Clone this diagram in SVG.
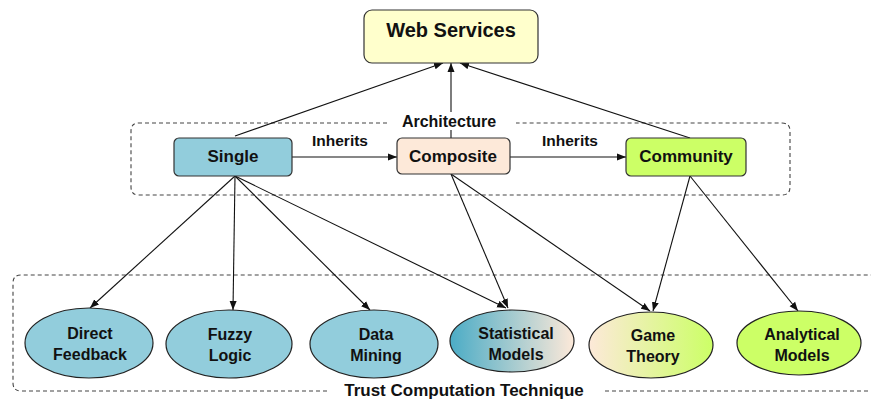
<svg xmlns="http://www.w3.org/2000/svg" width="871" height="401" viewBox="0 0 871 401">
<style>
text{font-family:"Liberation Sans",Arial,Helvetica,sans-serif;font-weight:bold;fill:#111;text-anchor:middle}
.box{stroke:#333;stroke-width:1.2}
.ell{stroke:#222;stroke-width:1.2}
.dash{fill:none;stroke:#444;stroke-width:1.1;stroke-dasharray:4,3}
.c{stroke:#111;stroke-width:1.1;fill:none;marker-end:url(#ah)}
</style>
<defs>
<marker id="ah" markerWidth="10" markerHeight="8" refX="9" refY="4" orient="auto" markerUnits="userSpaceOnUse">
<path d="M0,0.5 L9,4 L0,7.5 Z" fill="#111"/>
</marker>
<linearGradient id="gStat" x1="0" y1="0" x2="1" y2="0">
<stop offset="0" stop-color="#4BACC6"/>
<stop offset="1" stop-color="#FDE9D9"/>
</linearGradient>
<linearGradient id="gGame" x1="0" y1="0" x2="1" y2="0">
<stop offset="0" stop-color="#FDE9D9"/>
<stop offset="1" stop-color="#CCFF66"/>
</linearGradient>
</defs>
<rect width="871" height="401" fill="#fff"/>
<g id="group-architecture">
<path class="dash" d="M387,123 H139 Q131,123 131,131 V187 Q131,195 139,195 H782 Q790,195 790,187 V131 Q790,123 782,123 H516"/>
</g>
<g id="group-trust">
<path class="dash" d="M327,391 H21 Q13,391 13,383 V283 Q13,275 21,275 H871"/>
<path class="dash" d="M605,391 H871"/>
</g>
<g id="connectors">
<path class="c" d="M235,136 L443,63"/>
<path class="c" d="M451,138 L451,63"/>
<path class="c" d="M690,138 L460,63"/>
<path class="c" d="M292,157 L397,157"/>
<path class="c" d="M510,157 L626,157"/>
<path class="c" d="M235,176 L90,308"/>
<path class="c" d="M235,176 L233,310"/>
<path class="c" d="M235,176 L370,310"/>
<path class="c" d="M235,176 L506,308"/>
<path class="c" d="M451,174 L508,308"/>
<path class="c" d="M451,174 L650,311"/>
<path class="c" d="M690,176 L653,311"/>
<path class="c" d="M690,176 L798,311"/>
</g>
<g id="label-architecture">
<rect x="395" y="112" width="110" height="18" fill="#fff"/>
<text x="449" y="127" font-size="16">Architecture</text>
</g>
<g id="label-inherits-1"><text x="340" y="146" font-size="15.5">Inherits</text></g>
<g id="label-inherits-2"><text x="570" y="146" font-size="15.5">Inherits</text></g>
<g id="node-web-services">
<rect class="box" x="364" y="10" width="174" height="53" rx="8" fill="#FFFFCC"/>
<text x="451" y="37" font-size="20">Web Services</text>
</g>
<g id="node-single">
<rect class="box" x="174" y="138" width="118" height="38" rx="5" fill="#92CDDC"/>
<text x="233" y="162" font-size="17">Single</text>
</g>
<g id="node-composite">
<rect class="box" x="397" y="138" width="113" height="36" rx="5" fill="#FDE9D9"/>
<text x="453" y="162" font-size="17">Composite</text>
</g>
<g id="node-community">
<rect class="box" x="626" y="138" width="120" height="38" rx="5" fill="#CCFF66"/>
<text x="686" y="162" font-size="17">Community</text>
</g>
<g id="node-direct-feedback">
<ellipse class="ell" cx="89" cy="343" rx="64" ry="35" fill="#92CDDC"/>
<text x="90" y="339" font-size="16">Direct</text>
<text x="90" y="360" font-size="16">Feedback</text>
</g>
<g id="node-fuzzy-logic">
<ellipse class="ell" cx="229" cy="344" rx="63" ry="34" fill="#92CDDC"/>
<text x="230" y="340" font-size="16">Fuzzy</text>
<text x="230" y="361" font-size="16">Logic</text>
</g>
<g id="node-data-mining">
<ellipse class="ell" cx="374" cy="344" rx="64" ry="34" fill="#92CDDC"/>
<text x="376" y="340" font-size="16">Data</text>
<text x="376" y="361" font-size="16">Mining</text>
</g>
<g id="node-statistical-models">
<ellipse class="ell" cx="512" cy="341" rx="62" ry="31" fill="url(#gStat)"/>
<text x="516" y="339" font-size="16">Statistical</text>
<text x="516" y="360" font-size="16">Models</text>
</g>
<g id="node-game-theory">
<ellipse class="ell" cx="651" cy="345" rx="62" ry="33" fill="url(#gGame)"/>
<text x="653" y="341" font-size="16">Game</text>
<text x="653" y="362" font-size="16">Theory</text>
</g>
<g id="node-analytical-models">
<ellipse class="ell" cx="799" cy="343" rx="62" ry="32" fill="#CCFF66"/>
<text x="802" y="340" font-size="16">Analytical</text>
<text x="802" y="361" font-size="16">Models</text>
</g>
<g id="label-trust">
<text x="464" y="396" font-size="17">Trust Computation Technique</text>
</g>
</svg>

################

» **Given request**: All the lines above are to be given again exactly as they read, with the pictures removed.

» **Solution below**:
Clone this diagram in SVG.
<svg xmlns="http://www.w3.org/2000/svg" width="871" height="401" viewBox="0 0 871 401">
<style>
text{font-family:"Liberation Sans",Arial,Helvetica,sans-serif;font-weight:bold;fill:#111;text-anchor:middle}
.box{stroke:#333;stroke-width:1.2}
.ell{stroke:#222;stroke-width:1.2}
.dash{fill:none;stroke:#444;stroke-width:1.1;stroke-dasharray:4,3}
.c{stroke:#111;stroke-width:1.1;fill:none;marker-end:url(#ah)}
</style>
<defs>
<marker id="ah" markerWidth="10" markerHeight="8" refX="9" refY="4" orient="auto" markerUnits="userSpaceOnUse">
<path d="M0,0.5 L9,4 L0,7.5 Z" fill="#111"/>
</marker>
<linearGradient id="gStat" x1="0" y1="0" x2="1" y2="0">
<stop offset="0" stop-color="#4BACC6"/>
<stop offset="1" stop-color="#FDE9D9"/>
</linearGradient>
<linearGradient id="gGame" x1="0" y1="0" x2="1" y2="0">
<stop offset="0" stop-color="#FDE9D9"/>
<stop offset="1" stop-color="#CCFF66"/>
</linearGradient>
</defs>
<rect width="871" height="401" fill="#fff"/>
<g id="group-architecture">
<path class="dash" d="M387,123 H139 Q131,123 131,131 V187 Q131,195 139,195 H782 Q790,195 790,187 V131 Q790,123 782,123 H516"/>
</g>
<g id="group-trust">
<path class="dash" d="M327,391 H21 Q13,391 13,383 V283 Q13,275 21,275 H871"/>
<path class="dash" d="M605,391 H871"/>
</g>
<g id="connectors">
<path class="c" d="M235,136 L443,63"/>
<path class="c" d="M451,138 L451,63"/>
<path class="c" d="M690,138 L460,63"/>
<path class="c" d="M292,157 L397,157"/>
<path class="c" d="M510,157 L626,157"/>
<path class="c" d="M235,176 L90,308"/>
<path class="c" d="M235,176 L233,310"/>
<path class="c" d="M235,176 L370,310"/>
<path class="c" d="M235,176 L506,308"/>
<path class="c" d="M451,174 L508,308"/>
<path class="c" d="M451,174 L650,311"/>
<path class="c" d="M690,176 L653,311"/>
<path class="c" d="M690,176 L798,311"/>
</g>
<g id="label-architecture">
<rect x="395" y="112" width="110" height="18" fill="#fff"/>
<text x="449" y="127" font-size="16">Architecture</text>
</g>
<g id="label-inherits-1"><text x="340" y="146" font-size="15.5">Inherits</text></g>
<g id="label-inherits-2"><text x="570" y="146" font-size="15.5">Inherits</text></g>
<g id="node-web-services">
<rect class="box" x="364" y="10" width="174" height="53" rx="8" fill="#FFFFCC"/>
<text x="451" y="37" font-size="20">Web Services</text>
</g>
<g id="node-single">
<rect class="box" x="174" y="138" width="118" height="38" rx="5" fill="#92CDDC"/>
<text x="233" y="162" font-size="17">Single</text>
</g>
<g id="node-composite">
<rect class="box" x="397" y="138" width="113" height="36" rx="5" fill="#FDE9D9"/>
<text x="453" y="162" font-size="17">Composite</text>
</g>
<g id="node-community">
<rect class="box" x="626" y="138" width="120" height="38" rx="5" fill="#CCFF66"/>
<text x="686" y="162" font-size="17">Community</text>
</g>
<g id="node-direct-feedback">
<ellipse class="ell" cx="89" cy="343" rx="64" ry="35" fill="#92CDDC"/>
<text x="90" y="339" font-size="16">Direct</text>
<text x="90" y="360" font-size="16">Feedback</text>
</g>
<g id="node-fuzzy-logic">
<ellipse class="ell" cx="229" cy="344" rx="63" ry="34" fill="#92CDDC"/>
<text x="230" y="340" font-size="16">Fuzzy</text>
<text x="230" y="361" font-size="16">Logic</text>
</g>
<g id="node-data-mining">
<ellipse class="ell" cx="374" cy="344" rx="64" ry="34" fill="#92CDDC"/>
<text x="376" y="340" font-size="16">Data</text>
<text x="376" y="361" font-size="16">Mining</text>
</g>
<g id="node-statistical-models">
<ellipse class="ell" cx="512" cy="341" rx="62" ry="31" fill="url(#gStat)"/>
<text x="516" y="339" font-size="16">Statistical</text>
<text x="516" y="360" font-size="16">Models</text>
</g>
<g id="node-game-theory">
<ellipse class="ell" cx="651" cy="345" rx="62" ry="33" fill="url(#gGame)"/>
<text x="653" y="341" font-size="16">Game</text>
<text x="653" y="362" font-size="16">Theory</text>
</g>
<g id="node-analytical-models">
<ellipse class="ell" cx="799" cy="343" rx="62" ry="32" fill="#CCFF66"/>
<text x="802" y="340" font-size="16">Analytical</text>
<text x="802" y="361" font-size="16">Models</text>
</g>
<g id="label-trust">
<text x="464" y="396" font-size="17">Trust Computation Technique</text>
</g>
</svg>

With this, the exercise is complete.